Thursday 20 September 2012

Around here.

 Today tried my patience and grace. Most days I try...I really try, to plan fun things for Wugs and I to do together--for the highlight of my day comes when I'm settling her into bed and she sleepily sighs GOOD DAY. It melts me.

But today I had to corral us into the car to meet someone at the BART who was supposedly buying one of the baby items that I've listed (purging ruthlessly...all part of my nesting). We waited for 40 minutes at that stupid station, depleting my snack supply of raisins, carrots, string cheese, and blueberries. I finally gave up with a huff, determined to turn things around with a trip to the library. But armed with our new stack of books about mummies, taking baths with dogs, and nighttime sounds the lady at the checkout desk said I owed $38.40 in overdue fines.

  I blinked at her in disbelief. "Are you sure?" Is that even possible?
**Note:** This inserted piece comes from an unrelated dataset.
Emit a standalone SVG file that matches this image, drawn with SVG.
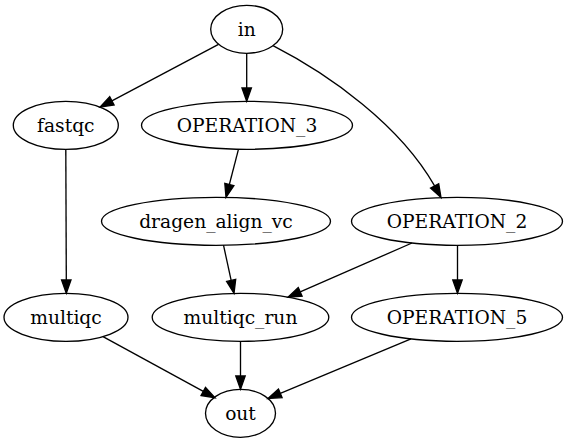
<svg xmlns="http://www.w3.org/2000/svg" width="569" height="443" viewBox="0 0 569 443">
<style>
.n ellipse{fill:none;stroke:#000;stroke-width:1.33}
.n text{font-family:"DejaVu Serif","Liberation Serif",serif;font-size:18.67px;text-anchor:middle;fill:#000}
#edges path,#edges line{fill:none;stroke:#000;stroke-width:1.33}
#edges polygon{fill:#000;stroke:#000;stroke-width:1.33}
</style>
<rect width="569" height="443" fill="#fff"/>
<g id="edges">
<line x1="218.5" y1="44.3" x2="111.9" y2="100.85"/>
<polygon points="109.7,96.7 100.1,107.1 114.1,105.0"/>
<line x1="246.7" y1="53.3" x2="246.7" y2="88"/>
<polygon points="242,88 246.7,101.3 251.4,88"/>
<path d="M273,45.7 C330,75 400,125 434.6,185.9"/>
<polygon points="430.5,188.1 441,197.6 438.7,183.7"/>
<line x1="65.8" y1="149.3" x2="66.3" y2="280"/>
<polygon points="61.6,280 66.3,293.3 71,280"/>
<line x1="238.5" y1="149.2" x2="229.35" y2="184.5"/>
<polygon points="224.8,183.3 226,197.4 233.9,185.7"/>
<line x1="223.5" y1="245.2" x2="231.16" y2="280.4"/>
<polygon points="226.6,281.4 234,293.4 235.7,279.4"/>
<line x1="412" y1="243" x2="300.2" y2="291.9"/>
<polygon points="298.3,287.6 288,297.2 302.1,296.2"/>
<line x1="457.5" y1="245.3" x2="457.5" y2="280"/>
<polygon points="452.8,280 457.5,293.3 462.2,280"/>
<line x1="103" y1="336.6" x2="203.3" y2="391.4"/>
<polygon points="201.06,395.5 215,397.8 205.5,387.3"/>
<line x1="240.5" y1="341.3" x2="240.5" y2="376"/>
<polygon points="235.8,376 240.5,389.3 245.2,376"/>
<line x1="411" y1="338.9" x2="280.3" y2="393.3"/>
<polygon points="278.5,389.0 268,398.4 282.1,397.6"/>
</g>
<g id="in" class="n"><ellipse cx="246.7" cy="29.3" rx="36" ry="24"/><text x="246.7" y="35.8">in</text></g>
<g id="fastqc" class="n"><ellipse cx="65.8" cy="125.3" rx="52.5" ry="24"/><text x="65.8" y="131.8">fastqc</text></g>
<g id="OPERATION_3" class="n"><ellipse cx="247" cy="125.3" rx="105.5" ry="24"/><text x="247" y="131.8">OPERATION_3</text></g>
<g id="dragen_align_vc" class="n"><ellipse cx="216" cy="221.3" rx="114.5" ry="24"/><text x="216" y="227.8">dragen_align_vc</text></g>
<g id="OPERATION_2" class="n"><ellipse cx="457" cy="221.3" rx="105.5" ry="24"/><text x="457" y="227.8">OPERATION_2</text></g>
<g id="multiqc" class="n"><ellipse cx="66" cy="317.3" rx="62" ry="24"/><text x="66" y="323.8">multiqc</text></g>
<g id="multiqc_run" class="n"><ellipse cx="240.5" cy="317.3" rx="88.3" ry="24"/><text x="240.5" y="323.8">multiqc_run</text></g>
<g id="OPERATION_5" class="n"><ellipse cx="457" cy="317.3" rx="105.5" ry="24"/><text x="457" y="323.8">OPERATION_5</text></g>
<g id="out" class="n"><ellipse cx="240.5" cy="413.3" rx="35" ry="24"/><text x="240.5" y="419.8">out</text></g>
</svg>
I thought library fines were supposed to be like a slap on the hand, a couple bucks here and there--not almost resembling the cost of a parking ticket (which I got last week, thank you very much city of Oakland for your sharp meter attention). And since they only take cash and I didn't have that on me, I had to clumsily explain to poor Wugs why we were walking out of that library empty-handed. Poor Wugs. Sad Mama. Fuming under her breath Mama, although it was no one's fault but mine.

Then more disappointing news shortly after her nap began. Now I was too frustrated to sleep but too tired to have the energy to tackle anything productive. I had to turn the afternoon around. So I reached for my old, dear lover whom I've only seen sporadically since being pregnant. Coffee. 3 pm coffee is glorious, guys. And after the coffee, I did something even more irresponsible: whipped us up an after-naptime treat of pumpkin gingersnap parfaits.

I don't know if it was the coffee whispering sweet nothings in my ear or the contagious excitement of Wugs as she beheld a cupful of cream that she could attack with a spoon. But I noticed things this afternoon. The beauty in the messes of having Mila's things strewn about, our little traditions I'm so proud to begin in our family like dinner candlelight, my daughter's perfect little baby feet. Artwork taped up on our walls, memories of recent moments when we've made something together that fill us both with pride. Mila pretends to be me--she says ARGH the way I do, she leaps at any opportunity to parade around in my shoes, and in an attempt to try and get her to like hairwashing I showed her how they do it at 'the spa.' I'm pretty sure that was Wugs' first time hearing the word spa but she's embraced the concept wholeheartedly. God bless her.

I may not be able to fall asleep until 3 am tonight, but at least I know I didn't miss out on a day like today.